The three journalists from the pro-JVP newspaper Lanka who were arrested last week under the Prevention of Terrorism Act (PTA) are surely on a bad wicket.
Firstly they had reportedly entered a private property in Deniyaya providing false information about their identity. The police maintain that the place is frequented by President Mahinda Rajapaksa and Defence Secretary Gotabhaya Rajapaksa and claim it has doubts as to whether the journalists were on a mission to assassinate the VIPs!
Secondly they are from a paper that has been carrying a series of articles against parliamentarian Wimal Weerawansa.
Thirdly the journalists are on record as saying that the purpose of the visit was to investigate an alleged misuse of vehicles belonging to the Mega Neguma project of the Ministry of Highways which comes under the President.
Fourthly being the reporters from the unofficial paper of the JVP they do not fall into the glamour category of media which ensures prime slots for their plight in the main stream press and the electronic media.
The latest one hears is that Lanka editor has been grilled by the Terrorist Investigation Division (TID) in connection with the three journalists arrested in Deniyaya.
Any investigation on misuse of state property for private work is certainly of national interest. If the journalists managed to get evidence to prove the argument without getting caught and alerted the public through their paper, one may say, that would have served a national purpose.

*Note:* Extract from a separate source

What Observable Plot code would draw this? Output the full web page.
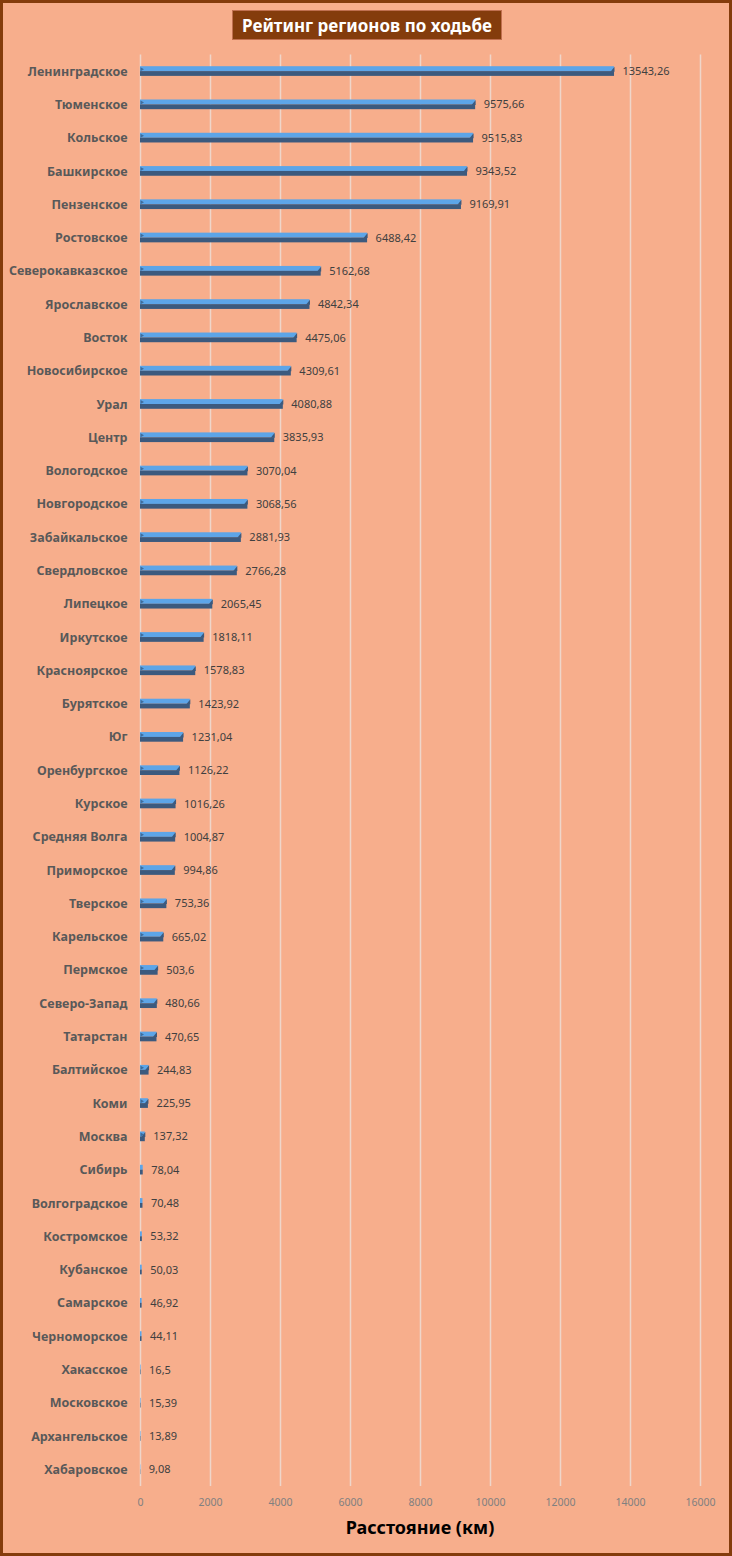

But not everyone would agree. Entering private property by misleading the owners or the guards is an offence.
The move to enter private property by giving false information once again raises the issue how far a journalist should go to serve the national interest. Surely a journalist is not above country s law and one cannot get away by saying I am a journalist on a mission after flouting country s laws.
On the other hand if entering the property was the only way to get first hand information on what was going on and the journalists were bent on doing their own research rather than levelling wild allegations .well it is a tricky issue. What really has compounded the matter was the place being one visited by the President and the Defence Secretary, or so the Police say. At a time one hears about assassination attempts on the head of state and the defence secretary at regular intervals, it is easy for the police to slap conspiracy charges against the three journalists and maintain that they may have come to assassinate either the President or the Defence Secretary.
While bulk of the media fraternity is prepared to bail out the fellow media persons on the grounds that they have worked in the interest of the country there s nothing one can do to stop the police from viewing them from an enemy perception.
However perhaps the most disconcerting issue of the whole episode is the detention of the three journalists under the draconian Prevention of Terrorism Act barely a week after journalist J. Tissainayagam was sent to 20 years hard labour under the same piece of legislation.